### Exercise requirements
Reproduce the entire listing word for word.

***** Provided material

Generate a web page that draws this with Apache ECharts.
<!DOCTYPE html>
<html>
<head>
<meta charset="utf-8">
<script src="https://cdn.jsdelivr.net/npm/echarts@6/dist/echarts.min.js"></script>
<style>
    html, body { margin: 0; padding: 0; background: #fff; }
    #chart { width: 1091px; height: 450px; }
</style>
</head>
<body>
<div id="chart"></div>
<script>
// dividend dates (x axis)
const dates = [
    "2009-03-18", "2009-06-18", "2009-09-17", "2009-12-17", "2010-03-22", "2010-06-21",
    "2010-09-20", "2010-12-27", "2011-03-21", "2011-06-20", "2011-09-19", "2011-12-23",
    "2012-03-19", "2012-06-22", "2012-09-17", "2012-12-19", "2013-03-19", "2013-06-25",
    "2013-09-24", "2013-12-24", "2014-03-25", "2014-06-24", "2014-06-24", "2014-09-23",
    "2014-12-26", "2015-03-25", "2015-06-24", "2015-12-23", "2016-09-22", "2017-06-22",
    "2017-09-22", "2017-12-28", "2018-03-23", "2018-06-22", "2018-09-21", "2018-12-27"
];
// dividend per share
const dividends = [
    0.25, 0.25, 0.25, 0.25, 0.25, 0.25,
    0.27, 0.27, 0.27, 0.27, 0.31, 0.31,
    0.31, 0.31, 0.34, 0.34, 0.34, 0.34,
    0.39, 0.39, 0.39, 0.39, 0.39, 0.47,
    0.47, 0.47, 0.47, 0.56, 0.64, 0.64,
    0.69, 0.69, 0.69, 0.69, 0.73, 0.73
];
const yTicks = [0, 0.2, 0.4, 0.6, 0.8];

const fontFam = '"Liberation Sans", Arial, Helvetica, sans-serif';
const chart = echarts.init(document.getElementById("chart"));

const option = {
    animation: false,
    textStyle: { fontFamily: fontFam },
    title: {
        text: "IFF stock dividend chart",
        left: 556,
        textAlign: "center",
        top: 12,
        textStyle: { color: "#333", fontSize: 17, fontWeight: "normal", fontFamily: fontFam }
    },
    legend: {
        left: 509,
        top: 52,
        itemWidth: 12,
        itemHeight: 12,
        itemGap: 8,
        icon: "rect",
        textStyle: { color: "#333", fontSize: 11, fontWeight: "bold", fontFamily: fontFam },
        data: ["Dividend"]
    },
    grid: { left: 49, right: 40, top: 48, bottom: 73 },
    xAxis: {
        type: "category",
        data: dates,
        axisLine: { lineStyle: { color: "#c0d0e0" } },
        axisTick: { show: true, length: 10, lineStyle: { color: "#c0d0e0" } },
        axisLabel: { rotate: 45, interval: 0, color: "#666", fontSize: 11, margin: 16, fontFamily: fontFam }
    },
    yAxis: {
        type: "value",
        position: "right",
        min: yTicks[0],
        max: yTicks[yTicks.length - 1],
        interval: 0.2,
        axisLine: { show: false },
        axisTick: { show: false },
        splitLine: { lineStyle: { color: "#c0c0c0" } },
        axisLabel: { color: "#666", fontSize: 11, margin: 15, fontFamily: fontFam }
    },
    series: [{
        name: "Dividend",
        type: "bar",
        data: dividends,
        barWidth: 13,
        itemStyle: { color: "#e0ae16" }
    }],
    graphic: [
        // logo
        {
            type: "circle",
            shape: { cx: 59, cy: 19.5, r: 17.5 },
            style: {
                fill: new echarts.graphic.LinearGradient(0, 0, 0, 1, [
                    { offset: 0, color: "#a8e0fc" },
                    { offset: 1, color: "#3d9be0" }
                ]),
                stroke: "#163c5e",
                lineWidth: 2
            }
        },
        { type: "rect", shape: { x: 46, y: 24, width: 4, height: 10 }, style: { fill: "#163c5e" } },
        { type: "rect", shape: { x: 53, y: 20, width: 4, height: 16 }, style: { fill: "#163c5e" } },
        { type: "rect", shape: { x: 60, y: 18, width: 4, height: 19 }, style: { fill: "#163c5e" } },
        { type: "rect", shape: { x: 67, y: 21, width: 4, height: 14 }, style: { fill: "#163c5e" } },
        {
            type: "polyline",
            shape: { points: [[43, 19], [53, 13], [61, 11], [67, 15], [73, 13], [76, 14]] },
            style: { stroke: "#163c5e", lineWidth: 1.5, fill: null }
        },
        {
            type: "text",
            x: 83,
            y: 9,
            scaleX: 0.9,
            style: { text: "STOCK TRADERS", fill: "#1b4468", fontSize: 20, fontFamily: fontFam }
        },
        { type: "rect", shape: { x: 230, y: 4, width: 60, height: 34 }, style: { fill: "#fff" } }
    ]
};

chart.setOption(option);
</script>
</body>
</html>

**********

### Solved exercise
Generate a web page that draws this with Apache ECharts.
<!DOCTYPE html>
<html>
<head>
<meta charset="utf-8">
<script src="https://cdn.jsdelivr.net/npm/echarts@6/dist/echarts.min.js"></script>
<style>
    html, body { margin: 0; padding: 0; background: #fff; }
    #chart { width: 1091px; height: 450px; }
</style>
</head>
<body>
<div id="chart"></div>
<script>
// dividend dates (x axis)
const dates = [
    "2009-03-18", "2009-06-18", "2009-09-17", "2009-12-17", "2010-03-22", "2010-06-21",
    "2010-09-20", "2010-12-27", "2011-03-21", "2011-06-20", "2011-09-19", "2011-12-23",
    "2012-03-19", "2012-06-22", "2012-09-17", "2012-12-19", "2013-03-19", "2013-06-25",
    "2013-09-24", "2013-12-24", "2014-03-25", "2014-06-24", "2014-06-24", "2014-09-23",
    "2014-12-26", "2015-03-25", "2015-06-24", "2015-12-23", "2016-09-22", "2017-06-22",
    "2017-09-22", "2017-12-28", "2018-03-23", "2018-06-22", "2018-09-21", "2018-12-27"
];
// dividend per share
const dividends = [
    0.25, 0.25, 0.25, 0.25, 0.25, 0.25,
    0.27, 0.27, 0.27, 0.27, 0.31, 0.31,
    0.31, 0.31, 0.34, 0.34, 0.34, 0.34,
    0.39, 0.39, 0.39, 0.39, 0.39, 0.47,
    0.47, 0.47, 0.47, 0.56, 0.64, 0.64,
    0.69, 0.69, 0.69, 0.69, 0.73, 0.73
];
const yTicks = [0, 0.2, 0.4, 0.6, 0.8];

const fontFam = '"Liberation Sans", Arial, Helvetica, sans-serif';
const chart = echarts.init(document.getElementById("chart"));

const option = {
    animation: false,
    textStyle: { fontFamily: fontFam },
    title: {
        text: "IFF stock dividend chart",
        left: 556,
        textAlign: "center",
        top: 12,
        textStyle: { color: "#333", fontSize: 17, fontWeight: "normal", fontFamily: fontFam }
    },
    legend: {
        left: 509,
        top: 52,
        itemWidth: 12,
        itemHeight: 12,
        itemGap: 8,
        icon: "rect",
        textStyle: { color: "#333", fontSize: 11, fontWeight: "bold", fontFamily: fontFam },
        data: ["Dividend"]
    },
    grid: { left: 49, right: 40, top: 48, bottom: 73 },
    xAxis: {
        type: "category",
        data: dates,
        axisLine: { lineStyle: { color: "#c0d0e0" } },
        axisTick: { show: true, length: 10, lineStyle: { color: "#c0d0e0" } },
        axisLabel: { rotate: 45, interval: 0, color: "#666", fontSize: 11, margin: 16, fontFamily: fontFam }
    },
    yAxis: {
        type: "value",
        position: "right",
        min: yTicks[0],
        max: yTicks[yTicks.length - 1],
        interval: 0.2,
        axisLine: { show: false },
        axisTick: { show: false },
        splitLine: { lineStyle: { color: "#c0c0c0" } },
        axisLabel: { color: "#666", fontSize: 11, margin: 15, fontFamily: fontFam }
    },
    series: [{
        name: "Dividend",
        type: "bar",
        data: dividends,
        barWidth: 13,
        itemStyle: { color: "#e0ae16" }
    }],
    graphic: [
        // logo
        {
            type: "circle",
            shape: { cx: 59, cy: 19.5, r: 17.5 },
            style: {
                fill: new echarts.graphic.LinearGradient(0, 0, 0, 1, [
                    { offset: 0, color: "#a8e0fc" },
                    { offset: 1, color: "#3d9be0" }
                ]),
                stroke: "#163c5e",
                lineWidth: 2
            }
        },
        { type: "rect", shape: { x: 46, y: 24, width: 4, height: 10 }, style: { fill: "#163c5e" } },
        { type: "rect", shape: { x: 53, y: 20, width: 4, height: 16 }, style: { fill: "#163c5e" } },
        { type: "rect", shape: { x: 60, y: 18, width: 4, height: 19 }, style: { fill: "#163c5e" } },
        { type: "rect", shape: { x: 67, y: 21, width: 4, height: 14 }, style: { fill: "#163c5e" } },
        {
            type: "polyline",
            shape: { points: [[43, 19], [53, 13], [61, 11], [67, 15], [73, 13], [76, 14]] },
            style: { stroke: "#163c5e", lineWidth: 1.5, fill: null }
        },
        {
            type: "text",
            x: 83,
            y: 9,
            scaleX: 0.9,
            style: { text: "STOCK TRADERS", fill: "#1b4468", fontSize: 20, fontFamily: fontFam }
        },
        { type: "rect", shape: { x: 230, y: 4, width: 60, height: 34 }, style: { fill: "#fff" } }
    ]
};

chart.setOption(option);
</script>
</body>
</html>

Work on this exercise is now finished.